Düşünün, Özel ve Erdoğan görüşmesi ardına, Erdoğan’ın ağzından ‘yumuşama’ lakırdıları dökülebiliyor. 1 Mayıs’ta Taksim’de iktidar öncülüğünde emekçilere yönelik işlenen suç tablosu çırılçıplak ortadayken üstelik. Ağza yumuşama laflarını alıp, devrimciler için alenen tetikçilik yapılıyorken. Yumuşama dedikleri şeyin sınırları devlet şiddetiyle çoktan çitlenmişken.
Çok açık ki; iktidar seçim yenilgisinin sadece sandıkta kalmayacağı, sokağa taşacağı hesabını, kitabını yapmış, Van’da kaybettiğini Taksim üzerinden geri kazanmaya ant inmiş vaziyette.
Ama o arada ne oluyor?
Erdoğan zaman kazanıyor, yeni oyun kuruyor. Kendine yeni koltuk değnekleri arıyor.
Bakın mesela ne oldu? Kamuoyunda; halk desteğini kaybetmiş iktidar halkın gösterdiği kırmızı kartın gereğini yapar mı, diye tartışılırken, IMF’siz IMF programı Mehmet Şimşek politikalarından vazgeçilmeyeceği, sıkı para politikalarından taviz verilmeden, yoksul halka acı reçeteyi dayatacak kemer sıkma politikalarının katıksız şekilde uygulanacağı ilan edildi. Emekçiye, emekliye, kamuya zam yok denildi. Üstelik açlık sınırı asgari ücreti geçmişken sarf edildi bu sözler…
Yoksulun, emekçinin gündemi bu iken, inim inim geçim derdi ile inlerken, aman efendim ‘normalleşme mi yumuşama mı’ başlığı altında günlerce çok önemliymiş gibi köpürtüldükçe köpürtülen Erdoğan-Özel görüşmesinin protokol adabı tartışılageldi. Hatta tarihi görüşme spotları atıldı da atıldı. Oysa tarihi olan esas şey, ölüm sınırında bir maaşla hayata tutunmaya çalışılan bir ülke gerçekliği karşısında, sadece Koç Holding’in 2023 gelirinin 54,5 milyar dolar olmasıdır.
Tarihi olan esas şey, OECD verilerine göre toplamda toplanan vergilerin yalnızca yüzde 5’ini zenginlerden, kalan yüzde 95’inin işçinin, emekçinin, yoksulun sırtına bindirdikleri dolaylı vergilerden alınmasıdır.
Böylesi çıplak bir gerçek karşısında esas gündemmiş gibi topluma sunulan Özel-Erdoğan görüşmesindeki boş koltuğun da siyasi protokollerin de canı cehenneme.
İşte canı cehenneme dediğimiz şeyin karşılığını örgütlemekle yükümlüyüz bugün.
Kaybedecek zaman yok.
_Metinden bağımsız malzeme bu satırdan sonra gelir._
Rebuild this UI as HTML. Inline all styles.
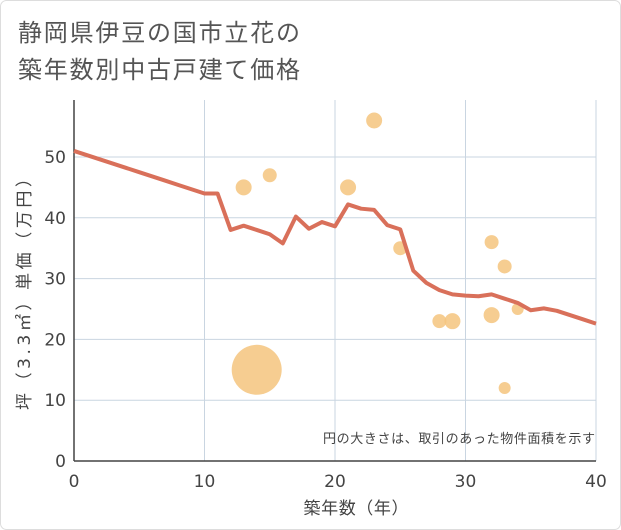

Kaybettiğimiz her boşluktan sızan bir iktidar gerçekliği var zira.
Van iradesini örgütlü bir güce dönüştürmek için inisiyatif alalım.
Karşımızdaki gücün zaman kazanmasına güç toplamasına olanak veremeden, devrimci demokrat yurtsever güçler sorumluluk alarak kendi alternatifimizi yaratalım.
Bırakalım isteyen Erdoğan’ın ‘demokrasicilik oyununun’ aparatı olsun, biz halkın ittifakını inşa etmeye koyulalım.
Emek ve Özgürlük İttifakı’nın halkçı bir programla ete kemiğe bürünmesi yaşamsal. Hızla bir araya gelip, dönemin muhasebesi yanında özeleştirisini pratikte gösterebileceğimiz somut bir yaz planlaması ile için yol alabiliriz. Odağında Şimşek programının olduğu bütünlüklü bir programı adım adım inşa edebiliriz.
Asgari ücret ve tüm ücretler açısından Temmuz ayı kritik bir mücadele dönemidir. Temmuz ücretini kazanmaya dönük ortak bir müdahale ve mücadeleye odaklanalım.
Temmuz ayında asgari ücreti bir kez daha artırmak zorunda kalacakları, emekli maaşlarında iyileştirme adımı atmak zorunda kalacakları, ötesinde başta temel tüketim maddeleri olmak üzere temel ihtiyaçlardan KDV ve ÖTV gibi dolaylı vergiler kaldırılıp, zengin ettiklerinden daha çok vergi alacakları bir kulvara doğru onları sıkıştırmalıyız.
Buradan başlayabiliriz.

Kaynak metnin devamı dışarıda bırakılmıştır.